Published on October 31, 2007
Finance Minister Chalongphob Sussangkarn has abandoned his plan to resubmit the revised draft of controversial amendments to the Currency Act to the National Legislation Assembly (NLA).
He will instead leave it for consideration by the next government.
However, the Cabinet approved draft amendments to the Frequency Allocation Act providing for the establishment of a single telecom and broadcasting regulator to be called the National Broadcasting and Telecommunications Commission. The draft will be forwarded for NLA consideration.
After yesterday's Cabinet meeting, Chalongphob said he had given up his effort to push the amendments to the NLA, in order to reduce conflicts within society.
"The issue has been politicised," he lamented.
Bank of Thailand (BOT) Governor Tarisa Watanagase said it was okay if the draft could not be approved during this government's term, because it was a big issue that required thorough discussion.
Prime Minister Surayud Chulanont has asked the Finance Ministry to organise another public hearing before resubmitting the draft for Cabinet consideration. He said he did not want the Currency Act issue to cause public conflict with the election drawing near.
Many people no longer trust the central bank, because it made a big mistake in defending the baht and triggering the 1997 economic crisis, he said.
Chalongphob said he wanted the new government and the BOT to create a better public understanding of the issue.
"Then the country can move forward," he said.
However, he said even though the draft was not approved, the BOT would still be able to manage international reserves efficiently and cope with the current volatility of the global market.
Last week, Chalongphob insisted he would resubmit the draft amendments to the Cabinet for a third time after twice withdrawing them from the NLA.

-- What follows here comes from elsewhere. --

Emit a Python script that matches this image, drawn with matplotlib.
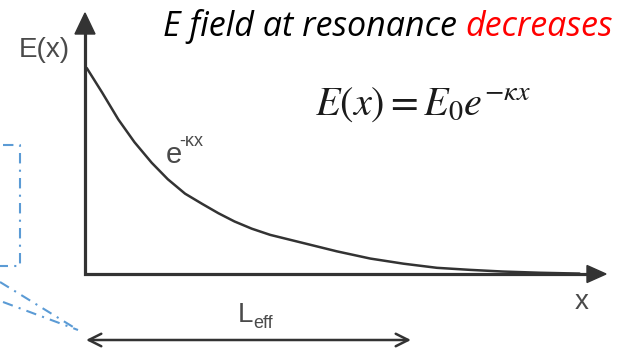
import numpy as np
import matplotlib.pyplot as plt
from matplotlib.patches import Polygon

# Field decay read along the propagation direction (kx units) and normalised field E/E0
kx = [0.015, 0.15, 0.29, 0.43, 0.58, 0.72, 0.87, 1.02, 1.16, 1.30, 1.45,
      1.61, 1.90, 2.19, 2.48, 2.77, 3.06, 3.35, 3.63, 3.96, 4.30]
e_rel = [1.0, 0.88, 0.75, 0.64, 0.54, 0.46, 0.39, 0.34, 0.295, 0.255, 0.22,
         0.19, 0.15, 0.11, 0.075, 0.05, 0.03, 0.02, 0.012, 0.006, 0.002]

title_main = 'E field at resonance '
title_hl = 'decreases'
y_label = 'E(x)'
x_label = 'x'
curve_label = 'e'
curve_exp = '-κx'
formula = r'$E(x) = E_0e^{-\kappa x}$'
length_label = 'L'
length_sub = 'eff'

W, H = 634, 354
ink = '#333333'
txt = '#4a4a4a'
blue = '#5B9BD5'

plt.rcParams['mathtext.fontset'] = 'stix'

fig = plt.figure(figsize=(W / 100, H / 100), dpi=100)

# overlay axes in pixel units for arrows and labels
ov = fig.add_axes([0, 0, 1, 1])
ov.set_xlim(0, W)
ov.set_ylim(H, 0)
ov.axis('off')

# plot axes: origin at (85, 274) px, x axis to 606 px, y axis to 13 px
x0, y0, x1, y1 = 85, 274, 606, 13
pa = fig.add_axes([x0 / W, (H - y0) / H, (x1 - x0) / W, (y0 - y1) / H])
pa.set_xlim(0, 4.53)
pa.set_ylim(0, 1.267)
pa.axis('off')
pa.patch.set_alpha(0)
pa.plot(kx, e_rel, color=ink, lw=1.8, solid_capstyle='round', solid_joinstyle='round')

# axes with filled arrow heads
ov.plot([x0, x0, 590], [33, y0, y0], color=ink, lw=2.3, solid_joinstyle='miter')
ov.add_patch(Polygon([[75, 34], [95, 34], [85, 13]], closed=True, color=ink))
ov.add_patch(Polygon([[587, 265.5], [587, 282.5], [606, 274]], closed=True, color=ink))

ov.text(44, 50, y_label, fontsize=20, family='Liberation Sans', color=txt,
        ha='center', va='center')
ov.text(582, 302, x_label, fontsize=20, family='Liberation Sans', color=txt,
        ha='center', va='center')

# curve label e^-kx
ov.text(166, 163, curve_label, fontsize=21, family='Liberation Sans', color=txt,
        ha='left', va='baseline')
ov.text(179, 146, curve_exp, fontsize=13, family='Liberation Sans', color=txt,
        ha='left', va='baseline')

# formula
ov.text(315, 115, formula, fontsize=29, color='#1a1a1a', ha='left', va='baseline')

# title in two colours
t1 = ov.text(163, 36, title_main, fontsize=24.5, family='Open Sans', style='italic',
             color='black', ha='left', va='baseline')
ov.annotate(title_hl, xy=(1, 0), xycoords=t1, fontsize=24.5, family='Open Sans',
            style='italic', color='red', ha='left', va='bottom')

# effective length double arrow
ov.annotate('', xy=(86, 340), xytext=(411, 340),
            arrowprops=dict(arrowstyle='<->,head_length=0.9,head_width=0.45',
                            lw=1.8, color=ink, shrinkA=0, shrinkB=0))
t2 = ov.text(238, 322, length_label, fontsize=20, family='Liberation Sans', color=txt,
             ha='left', va='baseline')
ov.annotate(length_sub, xy=(1, 0), xycoords=t2, xytext=(0, -3), textcoords='offset points',
            fontsize=13, family='Liberation Sans', color=txt, ha='left', va='bottom')

# dash-dot callout lines on the left
ls = (0, (5, 3, 1, 3))
ov.plot([3, 20, 20, 0], [145, 145, 266, 266], color=blue, lw=1.5, linestyle=ls)
ov.plot([0, 78], [282, 330], color=blue, lw=1.5, linestyle=ls)
ov.plot([3, 78], [302, 330], color=blue, lw=1.5, linestyle=ls)

fig.savefig('out.png', dpi=100)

The amendments would allow the central bank greater flexibility in managing the country's international reserves, which currently amount to US$80 billion (Bt2.72 trillion).
The BOT wants the Currency Act amended so it can improve the management of its resources and change the way it accounts for its activities. However, critics and followers of revered monk Luangtha Maha Bua strongly opposed the move.
They argue the central bank would take excessive risks that could deplete Thailand's international reserves in a fashion similar to its actions prior to the 1997 crisis.
The Finance Ministry believes the amendment could also allow the government to use the country's international reserves to repay the debts of the Financial Institutions Development Fund (FIDF), incurred when it bailed out the banking system after the 1997 crisis. The fund's remaining debt is about Bt1 trillion.
Without the amendments to the Currency Act, the FIDF's huge debts remain unsettled.
As for draft amendments to the Frequency Allocation Act that provide for the establishment of a single telecom and broadcasting regulator to be called the National Broadcasting and Telecommunica-tions Commission, they will be forwarded for NLA consideration.
The proposed amendments, initiated by the NLA's science and communications panel, comply with Article 47 of the new Constitution, which provides for the creation of one state telecom and broadcasting regulatory body.
Currently, Thailand has a National Telecommunications Commission, but its sister organisation, the National Broadcasting Commission, was never successfully formed.
In 2005, the Central Administrative Court nullified the process of selecting 14 candidates for seven seats on the broadcasting commission, ruling that the process was unconstitutional.
The draft amendments stipulate the proposed broadcasting and telecommunications commission will consist of nine commissioners: three representing the broadcasting industry and three the telecommunications industry, plus a legal representative, an economist and a consumer-protection advocate.
The proposed commission's main roles will be creating a frequency-management plan, allocating telecommunications and broadcasting spectra, defining types of telecom and broadcasting businesses, issuing licences and determining interconnection regulations.